I can't keep track of thousands of beekeepers...but I can work with a few who have practices that make sense to me and are in line with my own. It's worth noting that they all have very different practices...Dee is the only one that is small cell, she and Kirk both make their own foundation, Dee keeps repopulating the same number of production hives with walk away splits from survivors to maintain numbers, Kirk overwinters nucs to hives 3:1, Bob is part of the Russian breeding program. Dee harvests year round, kirk in the summer, and Bob (even though he is not too far from Kirk) sometimes gets a summer harvest and a reliable fall flow or two.
When we have discussed this stuff before we have talked about rice syrup adulteration, about HFCS feeders on with honey supers, of shop towel treatments, transhipped honey, etc.

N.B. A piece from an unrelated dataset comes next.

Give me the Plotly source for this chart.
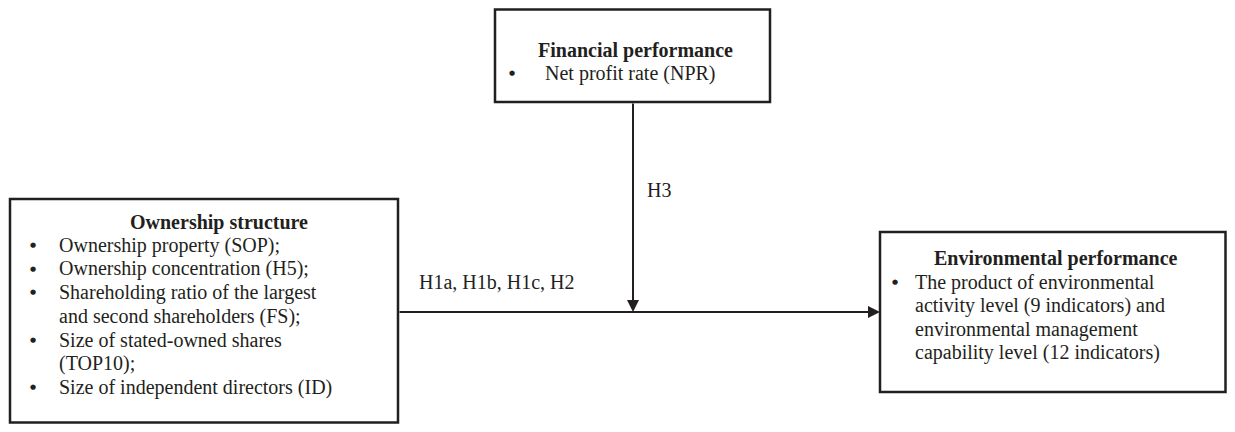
import plotly.graph_objects as go

# ---- content ----
own_title = "Ownership structure"
own_items = ["Ownership property (SOP);", "Ownership concentration (H5);",
             "Shareholding ratio of the largest", "and second shareholders (FS);",
             "Size of stated-owned shares", "(TOP10);", "Size of independent directors (ID)"]
own_bullets = [True, True, True, False, True, False, True]

fin_title = "Financial performance"
fin_items = ["Net profit rate (NPR)"]
fin_bullets = [True]

env_title = "Environmental performance"
env_items = ["The product of environmental", "activity level (9 indicators) and",
             "environmental management", "capability level (12 indicators)"]
env_bullets = [True, False, False, False]

path_labels = ["H1a, H1b, H1c, H2", "H3"]

FONT = "Liberation Serif"
COL = "#231f20"
FS = 20
OFF = 8  # page body margin
W, H = 1235, 432

fig = go.Figure()
shapes = []
ann = []

def box(x0, y0, x1, y1):
    shapes.append(dict(type="rect", x0=x0, y0=y0, x1=x1, y1=y1, xref="x", yref="y",
                       line=dict(color=COL, width=2.5), fillcolor="rgba(0,0,0,0)"))

def block(title, tx, ty, items, bullets, bx, ix, y0, dy):
    ann.append(dict(x=tx, y=ty, text="<b>" + title + "</b>", showarrow=False,
                    xanchor="center", yanchor="middle", font=dict(family=FONT, size=FS, color=COL)))
    for i, (t, b) in enumerate(zip(items, bullets)):
        y = y0 + i * dy
        if b:
            ann.append(dict(x=bx, y=y, text="●", showarrow=False, xanchor="center",
                            yanchor="middle", font=dict(family="DejaVu Sans", size=7, color=COL)))
        ann.append(dict(x=ix, y=y, text=t, showarrow=False, xanchor="left", yanchor="middle",
                        font=dict(family=FONT, size=FS, color=COL)))

box(10, 199, 398, 422.5)
box(495, 9.5, 770, 102)
box(880, 232, 1225.5, 392)

block(own_title, 219, 222, own_items, own_bullets, 33, 57, 245, 23.7)
block(fin_title, 635, 50, fin_items, fin_bullets, 512, 543, 73, 23.7)
block(env_title, 1056, 258, env_items, env_bullets, 895, 913, 282, 23.5)

# arrows
ann.append(dict(x=880, y=312, ax=398, ay=312, xref="x", yref="y", axref="x", ayref="y",
                showarrow=True, arrowhead=2, arrowsize=1.2, arrowwidth=2, arrowcolor=COL, text=""))
ann.append(dict(x=633, y=312, ax=633, ay=102, xref="x", yref="y", axref="x", ayref="y",
                showarrow=True, arrowhead=2, arrowsize=1.2, arrowwidth=2, arrowcolor=COL, text=""))

ann.append(dict(x=417, y=282, text=path_labels[0], showarrow=False, xanchor="left", yanchor="middle",
                font=dict(family=FONT, size=FS, color=COL)))
ann.append(dict(x=645, y=190, text=path_labels[1], showarrow=False, xanchor="left", yanchor="middle",
                font=dict(family=FONT, size=FS, color=COL)))

fig.update_layout(
    width=W - 2 * OFF, height=H - 2 * OFF, margin=dict(l=0, r=0, t=0, b=0),
    paper_bgcolor="white", plot_bgcolor="white",
    xaxis=dict(range=[OFF, W - OFF], visible=False, fixedrange=True),
    yaxis=dict(range=[H - OFF, OFF], visible=False, fixedrange=True),
    shapes=shapes, annotations=ann, showlegend=False,
)
fig.write_html("out.html")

There is great honey out there...but it is rather impossible for the consumer to be sure they are getting it....and no segment of "the industry" is interested in solving this problem. Hobbyists want to be able to buy a few buckets and do a flea market or two and sell it as their own. Packers want to buy cheap and market high.
So you are free to figure out how to separate the wheat from the chaff for everyone go ahead...I don't have a clue. I can only do what I can do.
Are you accusing me of marketing an honest product that has the beekeeper's name and practices on the label? Of not making any misrepresentations but being honest in all my interactions with my customers? If not, please be specific.
In any case, I'm not really sure what your problem is...I've done my best to be as helpful as I can to you and answer your questions the best I can....I'm a pretty easy going guy, but I'm probably not going to waste any more time with your jeckyl/hyde act. ...it isn't terribly rewarding.